If you’re in a multi-storey building, find out from the building managers whether you need to book the goods lift for your office move, and how far in advance the booking needs to be done at both ends of your move.

Also get information on how many lifts you can use as well as if you have exclusive use, these are things your removalist will want to know.

Investigate whether your current or future building has a loading dock. You’ll need to let your removalist know its height so that they can organise the right truck size for the move.

If the loading dock is accessible through an underground garage, find out the clearance restriction and let your removalist know this too.

Ask how far in advance you need to book the loading dock, if at all.



Either (or both) your current or new building could be access controlled, therefore the management company may require details about the removalist team (company name and contact number) in order to issue passes or key cards.

In most cases, your removalist company will also have to produce their public liability and workers compensation certificates to satisfy the building management.

Something else required from your removalist is a Safe Work Method Statement (SWMS). This is legislative paperwork which outlines the safety steps, main hazards, risks and controls associated with removing heavy objects such as furniture from residential and commercial premises.

Your removalist will also need to know whether you require on-site inductions (safety training documents) prior to the removal.



Ahh. Packing is probably the most… er… interesting part of any move. This is especially true of a commercial move because there’s electronic and IT equipment, paperwork and large heavy furniture to think about.

If your workstations have data and power running through them, you’ll need an electrician to disconnect the power. Your building management should be able to recommend someone.

Have you got any leased equipment such as a photocopier? You’ll need to contact the leasing company to check if the warranty requires that they move it. Often if you move leased equipment without the service provider’s permission you void your warranty.

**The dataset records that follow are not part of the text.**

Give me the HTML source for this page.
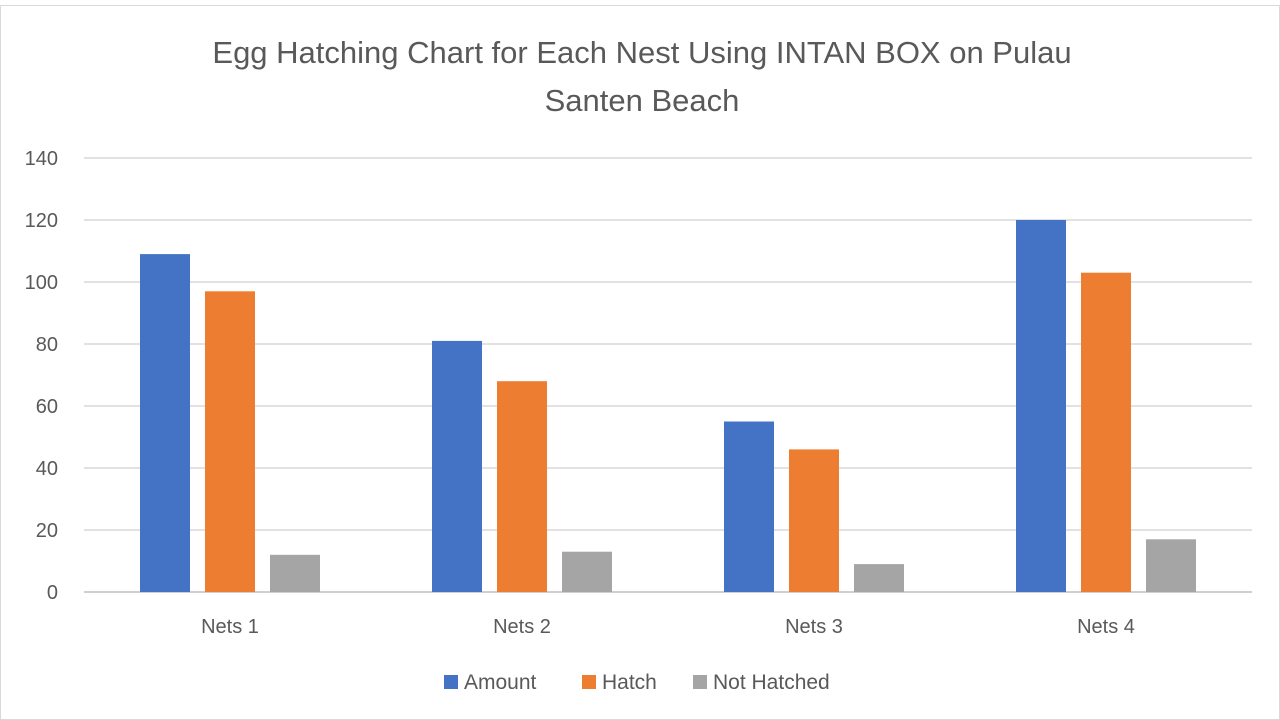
<!DOCTYPE html>
<html><head><meta charset="utf-8"><style>
html,body{margin:0;padding:0;background:#fff;}
svg{display:block;font-family:"Liberation Sans",sans-serif;}
</style></head><body>
<svg id="chart" width="1280" height="720">
<rect x="0.5" y="5.5" width="1279" height="714" fill="#fff" stroke="#d9d9d9"/>
<text x="642" y="63" text-anchor="middle" font-size="31" fill="#595959">Egg Hatching Chart for Each Nest Using INTAN BOX on Pulau</text>
<text x="642" y="111" text-anchor="middle" font-size="31" fill="#595959">Santen Beach</text>
<g id="grid"></g><g id="bars"></g><g id="xlabels"></g>
<g>
<rect x="444" y="675" width="14" height="14" fill="#4472c4"/>
<text x="464" y="689" font-size="21" fill="#595959">Amount</text>
<rect x="582" y="675" width="14" height="14" fill="#ed7d31"/>
<text x="602" y="689" font-size="21" fill="#595959">Hatch</text>
<rect x="693" y="675" width="14" height="14" fill="#a5a5a5"/>
<text x="713" y="689" font-size="21" fill="#595959">Not Hatched</text>
</g>
</svg>
<script>
const categories = ["Nets 1","Nets 2","Nets 3","Nets 4"];
const amount = [109, 81, 55, 120];
const hatch = [97, 68, 46, 103];
const notHatched = [12, 13, 9, 17];
const yTicks = [0,20,40,60,80,100,120,140];
const NS="http://www.w3.org/2000/svg";
const x0=84,x1=1252,yBase=592,yTop=158,yMax=140;
const y=v=>yBase-(yBase-yTop)*v/yMax;
const catW=(x1-x0)/categories.length;
const grid=document.getElementById('grid'),bars=document.getElementById('bars'),xl=document.getElementById('xlabels');
yTicks.forEach(t=>{
 const l=document.createElementNS(NS,'line');
 l.setAttribute('x1',x0);l.setAttribute('x2',x1);l.setAttribute('y1',y(t));l.setAttribute('y2',y(t));
 l.setAttribute('stroke',t===0?'#bfbfbf':'#d9d9d9');l.setAttribute('stroke-width','1.5');
 
 
 grid.appendChild(l);
 const tx=document.createElementNS(NS,'text');
 tx.setAttribute('x',58);tx.setAttribute('y',y(t)+7);tx.setAttribute('text-anchor','end');
 tx.setAttribute('font-size','20');tx.setAttribute('fill','#595959');tx.textContent=t;
 
 
 grid.appendChild(tx);
});
const series=[[amount,'#4472c4','amount'],[hatch,'#ed7d31','hatch'],[notHatched,'#a5a5a5','not-hatched']];
const bw=50,gap=15;
categories.forEach((c,i)=>{
 const cx=x0+catW*(i+0.5);
 series.forEach((s,j)=>{
  const v=s[0][i];
  const r=document.createElementNS(NS,'rect');
  const bx=cx-bw*1.5-gap+j*(bw+gap);
  r.setAttribute('x',bx);r.setAttribute('y',y(v));r.setAttribute('width',bw);r.setAttribute('height',yBase-y(v));
  r.setAttribute('fill',s[1]);
  
  
  bars.appendChild(r);
 });
 const t=document.createElementNS(NS,'text');
 t.setAttribute('x',cx);t.setAttribute('y',633);t.setAttribute('text-anchor','middle');
 t.setAttribute('font-size','20');t.setAttribute('fill','#595959');t.textContent=c;
 
 
 xl.appendChild(t);
});
</script>
</body></html>
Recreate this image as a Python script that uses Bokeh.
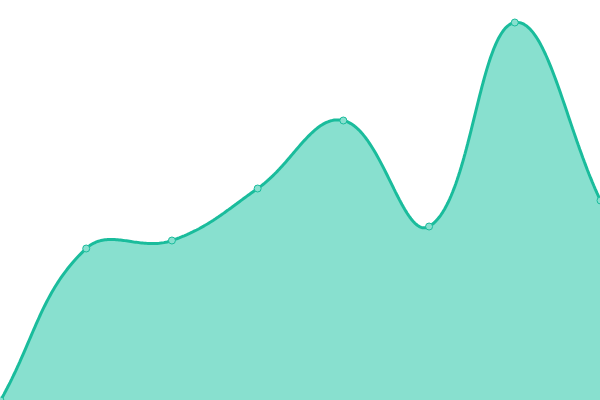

Filing cabinets (hanging files) are very cumbersome and heavy, so they will need to be completely emptied prior to the removal. If you were thinking of relocating them while they are still full you face two problems:

 (a) the hanging rails could break in transit, and

 (b) the weight may exceed the limit allowed for the removal team to lift.

This means on the day of the office move, the files will need to be removed and packed into boxes which may slow down the entire removal process.

You may also think it’s unnecessary to clear pens, pencils and paperclips out of desk drawers.

But they do need to be emptied and the contents packed into boxes and/or zip lock bags, because your removalist  quite often stack desks and drawers upside down on top of each other for transit, and things could fall out.

One of the easiest ways to make sure that all the boxes get to the right spot at your new office is to number them. After taping up a box, write a location/name/reference on tape on top of the box and not directly onto the cardboard. ALWAYS use a permanent marker on the tape as other pens will rub off easily.

Then create a template by printing out the corresponding numbers and a small description on A4 paper. Place it in the area where you would like your removal team to place the boxes.


The Conclusion

A commercial move can seem very daunting. There are more aspects to consider in terms of logistics, paperwork (including legal documents) and packing requirements. It boils down to planning well – knowing what you need to do and getting it done with minimum fuss.